Olá, tudo bem? é a saudação que me dirige a maior parte das pessoas que conheço. Perante essa pergunta intrusiva eu respondo Tudo bem, obrigado, mas custa-me. Custa-me porque eu não sei se efectivamente está tudo bem. Eu não sei se está mesmo, mesmo tudo bem. Há muita coisa que eu não sei, e por isso não posso saber se está tudo bem. O que posso dizer com certeza é que algumas coisas estão bem, outras estão mal, e que sobre as outras não sei.
Uma armadilha
Esta saudação obriga-me a mentir todos os dias. Quando eu digo que Tudo bem, estou a afirmar que está tudo bem, sem saber se isso é verdade. Se alguém me ouvir responder à saudação, pode citar-me: Sr. Dr. Juiz, no dia tal eu perguntei-lhe se estava tudo bem e ele disse que sim. Contudo, nesse mesmo dia, o meu sobrinho estava com uma amigdalite, por isso não estava tudo bem. Ele mentiu. Qualquer juiz me condenaria.
Há pessoas que para se esquivarem a esta armadilha, optam por responder simplesmente Tudo. Ou seja, perante a pergunta Tudo bem?, dizem só Tudo, e deixam subentendido o resto. “Tudo” o quê? Tudo bem? Tudo mal? Tudo dito? Tudo feito? Tudo é possível. É uma resposta confortavelmente ambígua.
Assim-assim
Se a saudação fosse Olá, está tudo assim-assim? ao responder Sim, tudo assim-assim, obrigado., o grau de mentira seria menor. Ao afirmar-se que Está tudo bem. está-se a propôr uma falsidade maior do que quando se afirma que Está tudo assim-assim. O estado efectivo das coisas é mais próximo do “Assim-Assim” do que do “Bem”.
Gestão de expectativas
Quando sou atingido por um Olá, tudo bem? sinto-me inibido de responder com algo que não seja Sim, tudo bem. A situação é semelhante àquela em que, após uma partida de futebol, pessoas perguntam a um dos jogadores E então, a tua equipa ganhou?. Na pergunta já está implícito aquilo que quem pergunta quer ouvir. E quem responde, ao dar uma resposta contrária àquela que quem pergunta quer ouvir, tem que fazer uma ginástica emocional não desprezível. Eu, por exemplo, tenho que respirar fundo e dizer: Não, não está tudo bem, e sentir que estou a falhar, que não estou a corresponder às expectativas de quem pergunta. Porque quem pergunta, Está tudo bem?, está à espera que esteja tudo bem para poder seguir em frente com a conversa.

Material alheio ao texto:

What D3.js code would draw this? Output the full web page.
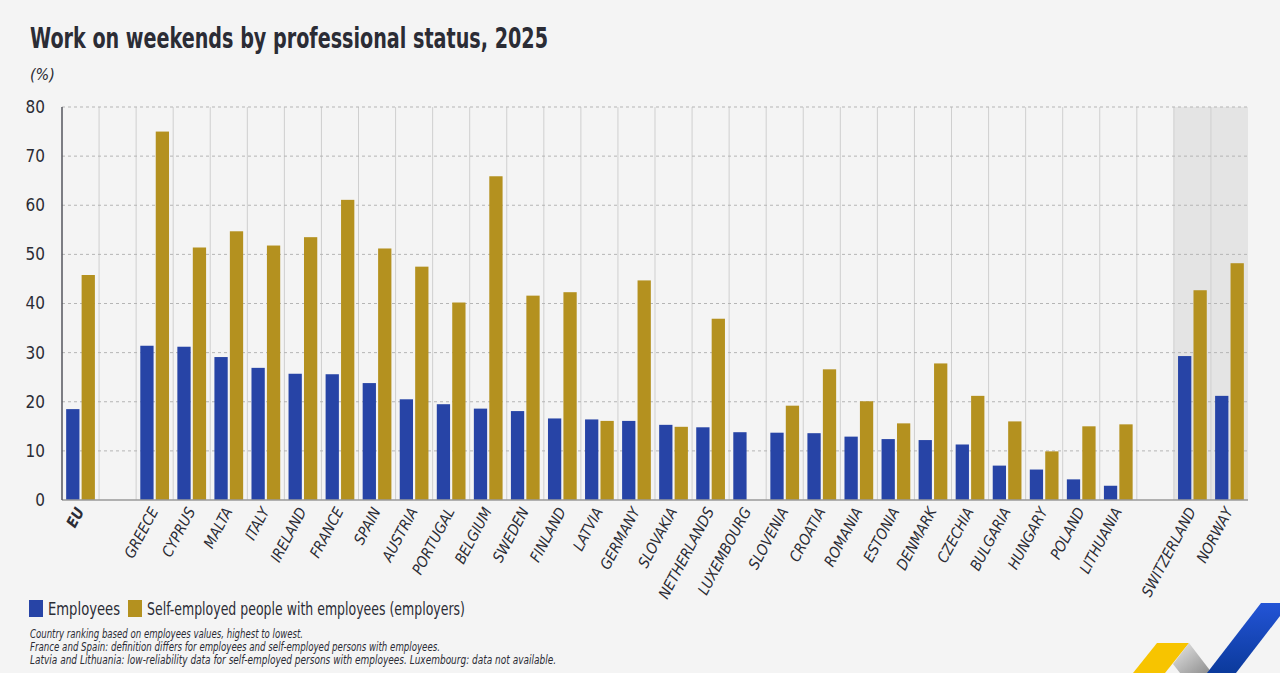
<!DOCTYPE html>
<html>
<head>
<meta charset="utf-8">
<script src="https://cdn.jsdelivr.net/npm/d3@7"></script>
<style>
  body { margin: 0; background: #f4f4f4; }
  text { font-family: "Liberation Sans Narrow", "DejaVu Sans Condensed", "Roboto Condensed", sans-serif; fill: #2b2c35; }
</style>
</head>
<body>
<svg id="chart" width="1280" height="673"></svg>
<script>
// countries in chart order (gaps are added later)
var countries = ["EU", "GREECE", "CYPRUS", "MALTA", "ITALY", "IRELAND", "FRANCE", "SPAIN",
  "AUSTRIA", "PORTUGAL", "BELGIUM", "SWEDEN", "FINLAND", "LATVIA", "GERMANY", "SLOVAKIA",
  "NETHERLANDS", "LUXEMBOURG", "SLOVENIA", "CROATIA", "ROMANIA", "ESTONIA", "DENMARK",
  "CZECHIA", "BULGARIA", "HUNGARY", "POLAND", "LITHUANIA", "SWITZERLAND", "NORWAY"];

var employees = [18.5, 31.4, 31.2, 29.1, 26.9, 25.7, 25.6, 23.8, 20.5, 19.5, 18.6, 18.1,
  16.6, 16.4, 16.1, 15.3, 14.8, 13.8, 13.7, 13.6, 12.9, 12.4, 12.2, 11.3, 7.0, 6.2, 4.2,
  2.9, 29.3, 21.2];

var employers = [45.8, 75.0, 51.4, 54.7, 51.8, 53.5, 61.1, 51.2, 47.5, 40.2, 65.9, 41.6,
  42.3, 16.1, 44.7, 14.9, 36.9, null, 19.2, 26.6, 20.1, 15.6, 27.8, 21.2, 16.0, 9.9, 15.0,
  15.4, 42.7, 48.2];

var yTicks = [0, 10, 20, 30, 40, 50, 60, 70, 80];
var seriesNames = ["Employees", "Self-employed people with employees (employers)"];
var colors = ["#2744a6", "#b4911f"];

var notes = [
  "Country ranking based on employees values, highest to lowest.",
  "France and Spain: definition differs for employees and self-employed persons with employees.",
  "Latvia and Lithuania: low-reliability data for self-employed persons with employees. Luxembourg: data not available."
];
var noteWidths = [273, 410, 526];

var svg = d3.select("#chart");
svg.append("rect").attr("width", 1280).attr("height", 673).attr("fill", "#f4f4f4");

// slots with blank gaps after EU and before the non-EU countries
var slots = ["EU", "gap1"].concat(countries.slice(1, 28), ["gap2"], countries.slice(28));

var pLeft = 62, pRight = 1248, pTop = 107, pBottom = 500;
var x = d3.scaleBand().domain(slots).range([pLeft, pRight]).padding(0);
var y = d3.scaleLinear().domain([0, 80]).range([pBottom, pTop]);
var x1 = d3.scaleBand().domain([0, 1]).range([0, x.bandwidth()])
  .paddingInner(0.14).paddingOuter(0.27);

// shaded non-EU area
svg.append("rect")
  .attr("x", x("SWITZERLAND")).attr("y", pTop)
  .attr("width", pRight - x("SWITZERLAND")).attr("height", pBottom - pTop)
  .attr("fill", "#e4e4e4");

// vertical separators
svg.append("g").selectAll("line")
  .data(slots.slice(1))
  .enter().append("line")
  .attr("x1", function(d) { return x(d); })
  .attr("x2", function(d) { return x(d); })
  .attr("y1", pTop).attr("y2", pBottom)
  .attr("stroke", "#cfcfcf").attr("stroke-width", 1);

// horizontal dashed grid
svg.append("g").selectAll("line")
  .data(yTicks.slice(1))
  .enter().append("line")
  .attr("x1", pLeft).attr("x2", pRight)
  .attr("y1", function(d) { return y(d); })
  .attr("y2", function(d) { return y(d); })
  .attr("stroke", "#b5b5b5").attr("stroke-dasharray", "3,3");

// bars
var rows = countries.map(function(c, i) { return { c: c, v: [employees[i], employers[i]] }; });
var groups = svg.append("g").selectAll("g")
  .data(rows)
  .enter().append("g")
  .attr("transform", function(d) { return "translate(" + x(d.c) + ",0)"; });

groups.selectAll("rect")
  .data(function(d) {
    return d.v.map(function(v, k) { return { k: k, v: v }; })
      .filter(function(e) { return e.v != null; });
  })
  .enter().append("rect")
  .attr("x", function(d) { return x1(d.k); })
  .attr("width", x1.bandwidth())
  .attr("y", function(d) { return y(d.v); })
  .attr("height", function(d) { return y(0) - y(d.v); })
  .attr("fill", function(d) { return colors[d.k]; });

// axes lines
svg.append("line").attr("x1", pLeft).attr("x2", pRight).attr("y1", pBottom).attr("y2", pBottom)
  .attr("stroke", "#9a9a9a").attr("stroke-width", 1.5);
svg.append("line").attr("x1", pLeft).attr("x2", pLeft).attr("y1", pTop).attr("y2", pBottom)
  .attr("stroke", "#55565e").attr("stroke-width", 1.5);

// y axis labels
var yAxis = svg.append("g")
  .attr("transform", "translate(" + pLeft + ",0)")
  .call(d3.axisLeft(y).tickValues(yTicks).tickSize(0).tickPadding(17));
yAxis.select(".domain").remove();
yAxis.selectAll("text").style("font-size", "17px").attr("font-family", null).attr("fill", "#2b2c35");

// x labels
svg.append("g").selectAll("text")
  .data(countries)
  .enter().append("text")
  .attr("transform", function(d) {
    return "translate(" + (x(d) + x.bandwidth() / 2 + 4) + ",511) rotate(-62)";
  })
  .attr("text-anchor", "end")
  .style("font-size", "15px")
  .style("font-style", "italic")
  .style("font-weight", function(d) { return d == "EU" ? "bold" : "normal"; })
  .text(function(d) { return d; });

// title and unit
svg.append("text").attr("x", 30).attr("y", 48)
  .attr("textLength", 518).attr("lengthAdjust", "spacingAndGlyphs")
  .style("font-size", "28px").style("font-weight", "bold")
  .text("Work on weekends by professional status, 2025");
svg.append("text").attr("x", 30).attr("y", 80)
  .style("font-size", "16px").style("font-style", "italic")
  .text("(%)");

// legend
var lx = [29, 128];
var lw = [72, 318];
seriesNames.forEach(function(s, i) {
  svg.append("rect").attr("x", lx[i]).attr("y", 600).attr("width", 14).attr("height", 17)
    .attr("fill", colors[i]);
  svg.append("text").attr("x", lx[i] + 19).attr("y", 615)
    .attr("textLength", lw[i]).attr("lengthAdjust", "spacingAndGlyphs")
    .style("font-size", "18px").text(s);
});

// footnotes
svg.append("g").selectAll("text")
  .data(notes)
  .enter().append("text")
  .attr("x", 30)
  .attr("y", function(d, i) { return 638 + i * 13; })
  .attr("textLength", function(d, i) { return noteWidths[i]; })
  .attr("lengthAdjust", "spacingAndGlyphs")
  .style("font-size", "12px").style("font-style", "italic")
  .text(function(d) { return d; });

// logo, bottom right
var defs = svg.append("defs");
var gb = defs.append("linearGradient").attr("id", "gb").attr("x1", 0).attr("y1", 0).attr("x2", 0).attr("y2", 1);
gb.append("stop").attr("offset", 0).attr("stop-color", "#2354d6");
gb.append("stop").attr("offset", 1).attr("stop-color", "#0b3a9c");
var gg = defs.append("linearGradient").attr("id", "gg").attr("x1", 0).attr("y1", 0).attr("x2", 1).attr("y2", 1);
gg.append("stop").attr("offset", 0).attr("stop-color", "#e8e8e8");
gg.append("stop").attr("offset", 1).attr("stop-color", "#8c8c8c");

svg.append("polygon").attr("points", "1133,673 1157,643 1189,643 1165,673").attr("fill", "#f7c400");
svg.append("polygon").attr("points", "1189,643 1212,673 1180,673 1173,664").attr("fill", "url(#gg)");
svg.append("polygon").attr("points", "1207,673 1261,603 1290,603 1236,673").attr("fill", "url(#gb)");
</script>
</body>
</html>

É uma saudação, não é um tema de conversa
Quando está tudo bem, ninguém pergunta porquê. Ninguém pergunta: Ai é, está tudo bem? Então explica lá porquê. e isso é bom. Afinal de contas, trata-se de uma saudação, não precisamos de nos deter nela durante muito tempo. Mas, se eu decidir ser honesto e responder Não. Não está tudo bem. tenho obrigatoriamente que justificar. Toda a conversa que tinha sido planeada para após a saudação é obliterada por um novo, e mais premente tema: porque é que não está tudo bem. E de repente, a saudação (que se quer rápida, carinhosa e inofensiva) açambarcou toda a conversa. Em vez de estar a falar dos sapatos que comprei nos saldos, sou arremessado para uma conversa sobre a minha unha encravada. E eu nem fazia questão de falar sobre a unha encravada.
Querer saber tudo é um atrevimento
Já expus esta problemática a alguns amigos. Expliquei-lhes que não gosto desta saudação porque Eu não sei tudo, por isso não sei se está tudo bem. E dizem-me Deixa-te de ser palhaço. As pessoas perguntam se está tudo bem contigo. Desta maneira, a pergunta produz menos perplexidade porque me visa especificamente, e não todo o Universo. Mas a perplexidade que tinha desaparecido, volta rapidamente: porque é que querem saber se está tudo bem comigo? Tudo, tudo? Querem saber se o meus níveis de colesterol estão bons, como é que está a minha conta bancária, como vai a relação com o meu padrasto, etc? É excessivo!
Alternativas
Uma saudação serve para dar início a uma conversa. É como o apito inicial num jogo de futebol. Uma saudação curta é uma boa saudação. “Olá” é uma boa saudação; as variações também: “Oi”, “Alô”, “Ei”. Para as pessoas mais chegadas, também gosto de usar “Olá, que bom ver-te.” É mais atencioso, tem uma nota de carinho, sem pedir protagonismo. Enfim, saudações!